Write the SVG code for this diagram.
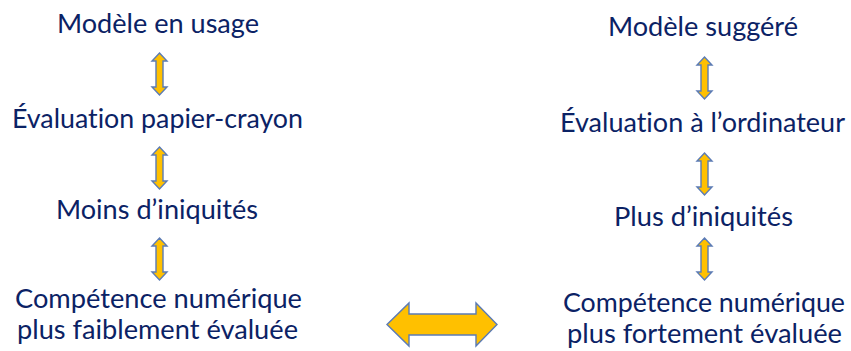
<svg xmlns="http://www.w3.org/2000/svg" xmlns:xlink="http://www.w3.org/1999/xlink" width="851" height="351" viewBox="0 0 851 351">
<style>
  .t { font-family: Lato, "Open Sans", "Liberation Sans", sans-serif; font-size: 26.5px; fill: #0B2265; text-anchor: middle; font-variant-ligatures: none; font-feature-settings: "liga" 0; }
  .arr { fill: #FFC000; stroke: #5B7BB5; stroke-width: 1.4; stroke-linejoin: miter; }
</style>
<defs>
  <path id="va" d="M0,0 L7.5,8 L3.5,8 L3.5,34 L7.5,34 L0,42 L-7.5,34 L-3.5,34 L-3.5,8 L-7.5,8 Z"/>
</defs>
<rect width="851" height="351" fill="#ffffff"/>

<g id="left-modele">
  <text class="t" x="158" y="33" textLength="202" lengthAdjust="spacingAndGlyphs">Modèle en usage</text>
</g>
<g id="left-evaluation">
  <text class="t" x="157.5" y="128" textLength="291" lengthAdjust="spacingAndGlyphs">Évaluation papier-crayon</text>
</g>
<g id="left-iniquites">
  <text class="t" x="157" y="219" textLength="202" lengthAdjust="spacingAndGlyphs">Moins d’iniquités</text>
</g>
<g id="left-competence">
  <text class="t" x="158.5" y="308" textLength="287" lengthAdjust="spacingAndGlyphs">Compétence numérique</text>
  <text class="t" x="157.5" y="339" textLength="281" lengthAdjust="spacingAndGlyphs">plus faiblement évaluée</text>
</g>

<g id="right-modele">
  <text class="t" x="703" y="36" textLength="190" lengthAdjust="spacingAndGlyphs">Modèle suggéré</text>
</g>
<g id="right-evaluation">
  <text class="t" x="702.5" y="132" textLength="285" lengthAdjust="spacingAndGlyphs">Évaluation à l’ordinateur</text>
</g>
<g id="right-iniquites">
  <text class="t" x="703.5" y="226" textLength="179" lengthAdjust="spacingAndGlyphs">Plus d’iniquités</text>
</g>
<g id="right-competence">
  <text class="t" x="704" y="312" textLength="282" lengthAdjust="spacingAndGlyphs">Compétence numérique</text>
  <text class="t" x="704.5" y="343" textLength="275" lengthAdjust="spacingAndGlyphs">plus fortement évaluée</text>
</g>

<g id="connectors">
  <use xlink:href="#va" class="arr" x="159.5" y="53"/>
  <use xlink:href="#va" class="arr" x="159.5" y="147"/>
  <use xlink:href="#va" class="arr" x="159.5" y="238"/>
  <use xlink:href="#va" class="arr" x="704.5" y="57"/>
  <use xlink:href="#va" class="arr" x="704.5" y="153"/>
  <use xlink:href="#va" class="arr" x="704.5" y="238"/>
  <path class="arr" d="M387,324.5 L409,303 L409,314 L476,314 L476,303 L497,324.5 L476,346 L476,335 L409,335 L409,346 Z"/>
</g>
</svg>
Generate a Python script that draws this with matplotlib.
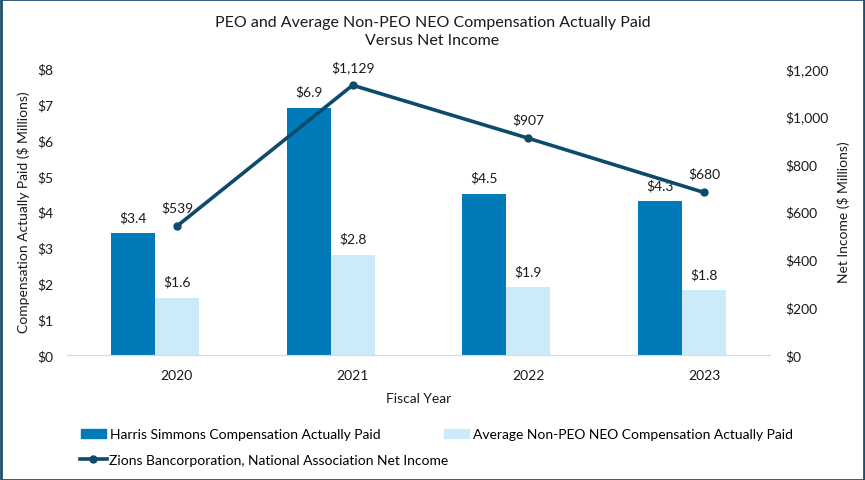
++++++++
What is needed | Identify each line containing the string "this" and copy it out.

Output below |
Write the SVG code for this diagram.
Generate a Python script that draws this with matplotlib.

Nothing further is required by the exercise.